If re-elected, New says he will tackle homelessness by giving more resources to centers for people experiencing homelessness, like the one recently approved for Sunnyside, where people without homes could get support beyond a roof -- like for mental health.
He would also float an impact fee on developers to raise money for affordable housing and other needs.
Clerk and recorder
This job is pretty administrative. The office oversees elections, issues marriage licenses and other records, and serves as a public trustee for the city.
Current Clerk and Recorder Deborah Johnson announced in 2017 that she wouldn't seek reelection. It was just 10 years before that Denver voters decided to make the position an elected one rather than an appointed one. Whoever is chosen in this election will be just the third person elected to the office.
Who's running:
Paul Lopez: The current District 3 councilman is term-limited, but he's hoping to stick around city hall.
Empowering more Denver voters will be among his biggest goals. To improve voter turnout, he wants to increase the number of 24-hour drop boxes in the city. But in addition to the public spaces they're currently in, he wants to include them in areas like grocery stores, carnicerias, cafés.
"Peg" Margaret Perl: An attorney by trade, Perl previously worked in political and campaign finance consulting and in the U.S. House Ethics Committee. She believes her work at the federal level -- making recommendations on campaign finance regulations, advising on compliance for certain programs -- is part of what her responsibilities at the city and county level will include.
She's worked at the state level as well on issues she believes are pertinent to local races. Perl helped write the Voter Access and Modernized Elections Act of 2013, which among its provisions includes mandating mail ballots for registered voters.

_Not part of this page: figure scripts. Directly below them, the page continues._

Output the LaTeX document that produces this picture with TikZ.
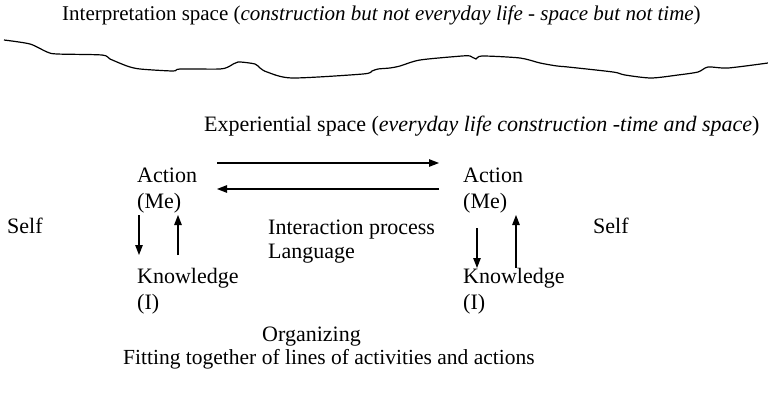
\documentclass[tikz,border=0pt]{standalone}
\usepackage{fontspec}
\setmainfont{Liberation Serif}
\usetikzlibrary{arrows.meta}
\begin{document}
\begin{tikzpicture}[x=1pt,y=-1pt,
  txt/.style={anchor=base west,inner sep=0pt,font=\fontsize{22}{26}\selectfont},
  arr/.style={line width=1.2pt,-{Triangle[length=10pt,width=7.5pt]}}]
\useasboundingbox (0,0) rectangle (768,396);
\node[txt,font=\fontsize{21}{26}\selectfont] (interp) at (62,21) {Interpretation space (\textit{construction but not everyday life - space but not time})};
\draw[line width=1.2pt] plot[smooth,tension=0.45] coordinates {(4,40) (30,44) (47,52) (57,54) (102,55) (110,59) (127,66) (140,69) (173,71) (180,69) (220,69) (230,66) (238,62) (255,64) (260,68) (267,72) (292,78) (363,74) (372,71) (378,69) (390,68) (400,66) (420,60) (462,56) (470,56) (476,59) (482,56) (520,58) (540,63) (557,66) (568,67) (613,72) (625,75) (651,78) (678,75) (698,72) (708,67) (728,68) (768,63)};
\node[txt] (exp) at (204,131) {Experiential space (\textit{everyday life construction -time and space})};
\node[txt] (la) at (137,182) {Action};
\node[txt] (lme) at (137,208) {(Me)};
\node[txt] (lk) at (137,283) {Knowledge};
\node[txt] (li) at (137,309) {(I)};
\node[txt] (ra) at (463,182) {Action};
\node[txt] (rme) at (463,208) {(Me)};
\node[txt] (rk) at (463,283) {Knowledge};
\node[txt] (ri) at (463,309) {(I)};
\node[txt] (lself) at (7,233) {Self};
\node[txt] (rself) at (593,233) {Self};
\node[txt] (ip) at (268,234) {Interaction process};
\node[txt] (lang) at (268,258) {Language};
\node[txt] (org) at (262,341) {Organizing};
\node[txt,font=\fontsize{21.5}{26}\selectfont] (fit) at (123,364) {Fitting together of lines of activities and actions};
\coordinate (t1) at (217,163); \coordinate (t2) at (439,163);
\coordinate (b1) at (439,189); \coordinate (b2) at (217,189);
\coordinate (ld1) at (139,215); \coordinate (ld2) at (139,255);
\coordinate (lu1) at (178,255); \coordinate (lu2) at (178,215);
\coordinate (rd1) at (477,228); \coordinate (rd2) at (477,268);
\coordinate (ru1) at (516,268); \coordinate (ru2) at (516,215);
\draw[arr] (t1) -- (t2);
\draw[arr] (b1) -- (b2);
\draw[arr] (ld1) -- (ld2);
\draw[arr] (lu1) -- (lu2);
\draw[arr] (rd1) -- (rd2);
\draw[arr] (ru1) -- (ru2);
\end{tikzpicture}
\end{document}
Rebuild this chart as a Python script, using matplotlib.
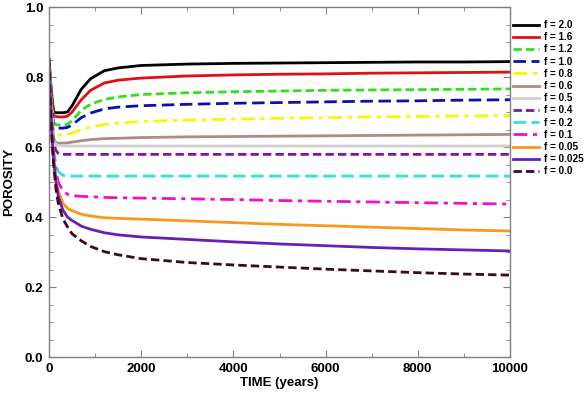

She also wants to centralize all public records to make it easier for residents to look at things like financial disclosure forms, and she wants to improve voter engagement by giving people more access to voting centers and drop boxes.
Initiative 302
The Let Denver Vote Initiative would let Denver vote on whether the city can spend money to lure and host the Games.
The vote would get triggered if and when politicians decide they want to spend public money or offer incentives to bring the Olympics to Colorado.
This is the official ballot language: Shall the voters of the City and County of Denver enact a measure prohibiting the use of public monies, resources, or fiscal guarantees in connection with any future Olympic Games, without the City first obtaining voter approval at a regularly scheduled municipal election or special election should the City decide to use public monies, resources, or guarantees for this purpose?